# Rapido 90 mm (Hella) headlight change



## stevetherapido (Aug 21, 2015)

I'm visiting because nowhere could I find info on changing the circular Rapido headlights.
Together with the 'break the windscreen to remove the fridge' and 'the combi boiler won't come out through the access hatch so demolish the kitchen' this is another Rapido treat in store.
You will need
One mongoose trained to enter the Rapido letter box (sorry, The Bonnet) and able to exert a torque of at least 100 lbs ft on four invisible Posidriv screws made of putty.
A bottle of brandy.
Penetrating oil of a power as yet unknown to man.
Sticking plaster.
Procedure
Rip off the plastic chrome headlight surround (held on by scratch tape), half the scratch tape will unstick from the surround.
Spray everything you can see with penetrating oil.
Drink some brandy and wait 24 hours.
Drink more brandy.
Remove the two bulb connectors. One of the putty screws is hidden behind the sidelight bulb. To remove it DO NOT remove the connector but twist and wobble the whole thing whilst muttering 'undo you little piece of s**t'
Bandage fingers.
Drink more brandy.
Find your best Posidrive bit that fits the four invisible screws fitting into the four black bits of plastic you can see.
DO NOT bother twiddling the three hex head adjusting screws - they're there just to delude you.
Unscrew the four Posidrivs. If you manage to get one out without rubbishing the head then Congratulations !
Drill out the others.
You should then have the little gem in your hand.
Drink more brandy - for you the War is not over.
Post #2 How the Hell do I get the lamp unit off the baseplate may, eventually, follow.


----------



## Mrplodd (Mar 4, 2008)

Very succinct (and amusing :sunny::lol::lol

Andy


----------



## rayc (Jun 3, 2008)

stevetherapido said:


> and 'the combi boiler won't come out through the access hatch so demolish the kitchen'


Been there and done that on my 7090 plus remove and repair the fresh water tank located in the dinette seat base. That required the false floor lifting up plus demolishing the gas locker.


----------



## gaspode (May 9, 2005)

Same with most motorhomes I fear.

I bought a new fridge freezer for our old N&B Arto before finding out the old one wouldn't pass through the door.

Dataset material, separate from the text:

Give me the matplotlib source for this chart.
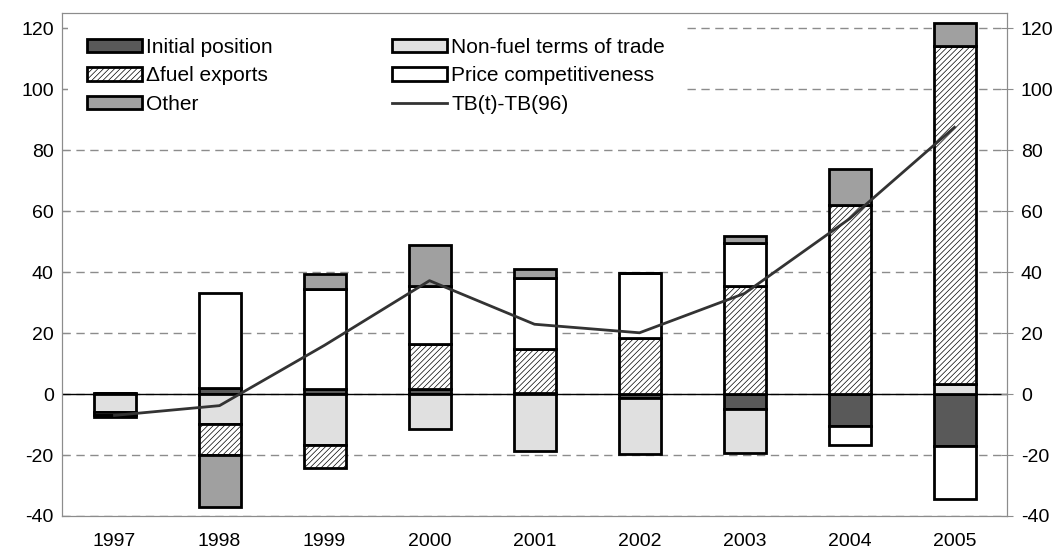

I also tried adjusting the Hella projector lights for a trip to France - I managed it eventually but the next time I just stuck some beam deflectors on.


----------



## Mrplodd (Mar 4, 2008)

Having tried most types of beam converters over the years I have come to the conclusion that the ONLY ones that actually do the job are Eurolites. They are available off eBay for sensible money.

I have projector lights on my car and the Eurolites work EXCATLY as they should, can't praise them enough. 

Andy


----------